Der Grund dafür ist leicht nachzuvollziehen. Selenskyj machte auf der abschließenden Pressekonferenz deutlich, dass mit ihm als Präsident eine Föderalisierung der Ukraine nicht zu machen ist. Die ukrainische Regierung muss befürchten, andernfalls nicht nur im Südosten des Landes, sondern womöglich auch in westlichen Randgebieten die Kontrolle zu verlieren. Weitreichende Autonomiezugeständnisse würden zudem mit großer Wahrscheinlichkeit das Ende von Selenskyjs politischer Karriere einleiten.
Wie auch immer sich die angestrebte Konfliktlösung entwickelt, die russische Regierung kann gelassen bleiben.
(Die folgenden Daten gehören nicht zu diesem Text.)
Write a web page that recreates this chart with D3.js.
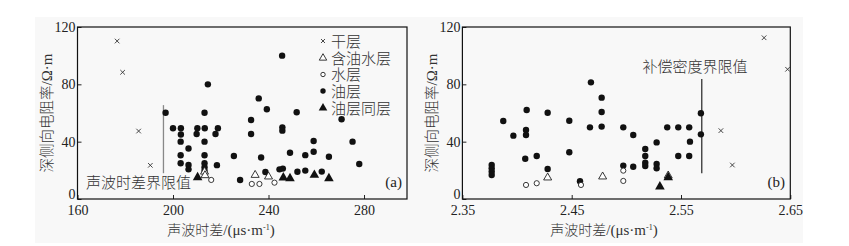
<!DOCTYPE html>
<html><head><meta charset="utf-8">
<script src="https://cdn.jsdelivr.net/npm/d3@7"></script>
<style>
body{margin:0;background:#fff;}
svg{display:block;}
.num{font-family:"Liberation Serif","Times New Roman",serif;font-size:14px;fill:#222;}
.cjk{font-family:"Liberation Serif","Noto Sans CJK SC",sans-serif;font-size:14px;fill:#333;font-weight:300;}
.ser{font-family:"Liberation Serif","Times New Roman",serif;}
</style></head><body>
<svg id="c" width="849" height="246"></svg>
<script>
// ---------- Panel (a): 声波时差 vs 深侧向电阻率 ----------
const aXTicks = [160, 200, 240, 280];
const yTicks = [0, 40, 80, 120];
const aDry = [[176.6,110.2],[178.9,88.4],[185.6,47.4],[190.5,23.5]];
const aOilWater = [[213.2,19.0],[213.4,16.5],[234.4,16.7],[240.0,15.6]];
const aWater = [[216.0,13.3],[233.0,10.5],[236.2,10.5],[242.5,11.4]];
const aOil = [
 [245.7,100],[214.6,80],[235.9,70.2],[239.3,62.6],[196.9,60.2],[213.2,60.2],[251.8,60.5],[270.6,55.6],[232.7,55.1],
 [200.0,49.4],[203.3,49.4],[210.2,49.4],[213.3,49.4],[218.8,49.4],[245.8,50.0],[245.8,47.7],
 [203.3,45.0],[209.9,45.3],[217.8,45.3],[232.7,45.3],
 [203.2,40],[213.2,40],[258.9,40.5],[275.2,40],
 [206.5,35.2],[249.0,32.3],[258.9,33.0],
 [203.2,30.5],[213.2,30.5],[225.5,30.0],[255.4,30.6],[236.9,29.0],[265.3,29.5],
 [203.2,24.9],[206.5,23.7],[213.2,24.9],[218.4,23.6],[278.0,24.4],
 [206.5,20.7],[213.2,22.1],[213.2,19.7],
 [228.1,13.3],[238.7,18.8],[244.6,20.7],[246.0,21.2],[252.1,19.0],[255.4,19.8],[262.3,19.1]
];
const aOilWaterSame = [[210.3,15.1],[246.2,14.9],[249.0,14.4],[259.2,16.7],[265.3,14.4]];
const aLimitX = 196, aLimitY = [18, 65.5];

// ---------- Panel (b): 补偿密度 vs 深侧向电阻率 ----------
const bXTicks = [2.35, 2.45, 2.55, 2.65];
const bDry = [[2.626,112.5],[2.6475,90.5],[2.5865,47.7],[2.597,23.7]];
const bOilWater = [[2.428,14.9],[2.4783,15.6],[2.5383,16.3]];
const bWater = [[2.4082,9.8],[2.418,11.0],[2.4585,9.8],[2.4972,19.8],[2.4972,12.6]];
const bOil = [
 [2.4676,81.4],[2.4774,70.7],[2.4088,62.1],[2.428,60.2],[2.4774,60.7],[2.5682,59.8],
 [2.3874,54.4],[2.4478,54.6],[2.4082,48.1],[2.4667,50],[2.4774,50.5],[2.4972,50],[2.5374,50],[2.5475,50],[2.5575,50],
 [2.3966,44.2],[2.4082,44.7],[2.5063,44.7],[2.5682,45.1],[2.5277,39.5],[2.5582,40],
 [2.4478,32.6],[2.5173,34.9],[2.418,30],[2.5173,30],[2.5475,30],[2.5575,30],[2.4075,28.1],
 [2.5173,25.3],[2.5173,23],[2.5277,24.4],[2.5277,21.5],[2.4972,23.3],[2.5063,22.5],[2.428,20.9],
 [2.3768,23.7],[2.3768,21.4],[2.3768,19.1],[2.3768,16.7],[2.4576,12.4]
];
const bOilWaterSame = [[2.5307,8.6],[2.5383,15.1]];
const bLimitX = 2.569, bLimitY = [18, 83.8];

const legendLabels = ["干层","含油水层","水层","油层","油层同层"];

const svg = d3.select("#c");
svg.append("rect").attr("x",35).attr("y",17).attr("width",768).attr("height",226).attr("fill","#f8f8f8");

function drawMarks(g, x, y, sets){
  g.selectAll(".dry").data(sets.dry).join("path").attr("class","dry")
   .attr("d", d=>{const px=x(d[0]),py=y(d[1]),s=2.3;return `M${px-s},${py-s}L${px+s},${py+s}M${px-s},${py+s}L${px+s},${py-s}`;})
   .attr("stroke","#333").attr("stroke-width",0.9).attr("fill","none");
  g.selectAll(".oil").data(sets.oil).join("circle").attr("class","oil")
   .attr("cx",d=>x(d[0])).attr("cy",d=>y(d[1])).attr("r",3.2).attr("fill","#111");
  g.selectAll(".water").data(sets.water).join("circle").attr("class","water")
   .attr("cx",d=>x(d[0])).attr("cy",d=>y(d[1])).attr("r",2.6).attr("fill","#fff").attr("stroke","#222").attr("stroke-width",0.9);
  const tri = d3.symbol().type(d3.symbolTriangle);
  g.selectAll(".ow").data(sets.ow).join("path").attr("class","ow")
   .attr("transform",d=>`translate(${x(d[0])},${y(d[1])})`).attr("d",tri.size(28)())
   .attr("fill","#fff").attr("stroke","#222").attr("stroke-width",0.9);
  g.selectAll(".ows").data(sets.ows).join("path").attr("class","ows")
   .attr("transform",d=>`translate(${x(d[0])},${y(d[1])})`).attr("d",tri.size(40)())
   .attr("fill","#111");
}

function frame(g, x, y, xTicks, fmt){
  const [x0,x1]=x.range(), [y0,y1]=y.range();
  const ax = g.append("g").attr("transform",`translate(0,${y0})`)
    .call(d3.axisBottom(x).tickValues(xTicks).tickSize(-4).tickPadding(3).tickFormat(fmt));
  ax.select(".domain").remove();
  ax.selectAll("line").attr("stroke","#222");
  ax.selectAll("text").attr("class","num").attr("fill",null).attr("y",15.5).attr("dy",0);
  const ay = g.append("g").attr("transform",`translate(${x0},0)`)
    .call(d3.axisLeft(y).tickValues(yTicks).tickSize(-4).tickPadding(2));
  ay.select(".domain").remove();
  ay.selectAll("line").attr("stroke","#222");
  ay.selectAll("text").attr("class","num").attr("fill",null)
    .attr("dy", d => d===0 ? "-1px" : "0.32em");
  g.append("rect").attr("x",x0).attr("y",y1).attr("width",x1-x0).attr("height",y0-y1)
   .attr("fill","none").attr("stroke","#111").attr("stroke-width",1.2);
}

function xTitle(g, cx){
  const t = g.append("text").attr("class","cjk").attr("x",cx).attr("y",235).attr("text-anchor","middle").style("font-size","14px");
  t.append("tspan").text("声波时差");
  t.append("tspan").attr("class","ser").style("font-size","15px").text("/(μs·m");
  t.append("tspan").attr("class","ser").attr("dy",-5).style("font-size","8px").text("-1");
  t.append("tspan").attr("class","ser").attr("dy",5).style("font-size","15px").text(")");
}
function yTitle(g, cx){
  const t = g.append("text").attr("class","cjk").attr("transform",`translate(${cx},113) rotate(-90)`).attr("text-anchor","middle")
    .style("font-size","14.5px");
  t.append("tspan").text("深侧向电阻率");
  t.append("tspan").attr("class","ser").style("font-size","15px").text("/Ω·m");
}

// Panel a
const xA = d3.scaleLinear().domain([160, 298]).range([77.5, 407]);
const yA = d3.scaleLinear().domain([0,120]).range([199, 27]);
const gA = svg.append("g");
frame(gA, xA, yA, aXTicks, d3.format("d"));
gA.append("line").attr("x1",xA(aLimitX)).attr("x2",xA(aLimitX)).attr("y1",yA(aLimitY[0])).attr("y2",yA(aLimitY[1]))
  .attr("stroke","#888").attr("stroke-width",1.3);
drawMarks(gA, xA, yA, {dry:aDry, oil:aOil, water:aWater, ow:aOilWater, ows:aOilWaterSame});
gA.append("text").attr("class","cjk").attr("x",86).attr("y",188).style("font-size","15px").text("声波时差界限值");
gA.append("text").attr("class","num").attr("x",402).attr("y",187).attr("text-anchor","end").style("font-size","15px").text("(a)");
xTitle(gA, 221);
yTitle(gA, 52);

// legend in panel a
const legY = [41, 58, 74.5, 91, 108];
const leg = gA.append("g");
["dry","ow","water","oil","ows"].forEach((k,i)=>{
  const cx=323, cy=legY[i];
  if(k==="dry"){ leg.append("path").attr("d",`M${cx-2},${cy-2}L${cx+2},${cy+2}M${cx-2},${cy+2}L${cx+2},${cy-2}`).attr("stroke","#333").attr("stroke-width",0.9); }
  if(k==="ow"){ leg.append("path").attr("transform",`translate(${cx},${cy})`).attr("d",d3.symbol().type(d3.symbolTriangle).size(24)()).attr("fill","#fff").attr("stroke","#222").attr("stroke-width",0.9); }
  if(k==="water"){ leg.append("circle").attr("cx",cx).attr("cy",cy).attr("r",2.2).attr("fill","#fff").attr("stroke","#222").attr("stroke-width",0.9); }
  if(k==="oil"){ leg.append("circle").attr("cx",cx).attr("cy",cy).attr("r",2.7).attr("fill","#111"); }
  if(k==="ows"){ leg.append("path").attr("transform",`translate(${cx},${cy})`).attr("d",d3.symbol().type(d3.symbolTriangle).size(32)()).attr("fill","#111"); }
  leg.append("text").attr("class","cjk").attr("x",331).attr("y",cy+5.5).style("font-size","15px").text(legendLabels[i]);
});

// Panel b
const xB = d3.scaleLinear().domain([2.35, 2.65]).range([462.4, 790.3]);
const yB = d3.scaleLinear().domain([0,120]).range([199, 27]);
const gB = svg.append("g");
svg.append("clipPath").attr("id","clipB").append("rect").attr("x",462.4).attr("y",27).attr("width",790.3-462.4).attr("height",172);
frame(gB, xB, yB, bXTicks, d3.format(".2f"));
gB.append("line").attr("x1",xB(bLimitX)).attr("x2",xB(bLimitX)).attr("y1",yB(bLimitY[0])).attr("y2",yB(bLimitY[1]))
  .attr("stroke","#333").attr("stroke-width",1.3);
const gBm = gB.append("g").attr("clip-path","url(#clipB)");
drawMarks(gBm, xB, yB, {dry:bDry, oil:bOil, water:bWater, ow:bOilWater, ows:bOilWaterSame});
gB.append("text").attr("class","cjk").attr("x",695).attr("y",72).attr("text-anchor","middle").style("font-size","15px").text("补偿密度界限值");
gB.append("text").attr("class","num").attr("x",785).attr("y",187).attr("text-anchor","end").style("font-size","15px").text("(b)");
xTitle(gB, 604);
yTitle(gB, 437);
</script>
</body></html>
So lange die Verhandlungen laufen, ist ein Beitritt der Ukraine zur Nato oder der Europäischen Union unmöglich, bestenfalls gibt es Absichtserklärungen – ein strategisches Ziel Russlands wäre damit erreicht. Wirtschaftliche Zusammenarbeit lässt sich zudem auch ohne diplomatische Beziehungen realisieren, wie das Beispiel Georgien zeigt. Im Gespräch mit der russischen Tageszeitung Kommersant bezeichnete ein nicht näher genannter, mit der Ukraine beschäftigter Staatsvertreter jedenfalls dieses Geschäftsmodell als durchaus zufriedenstellend.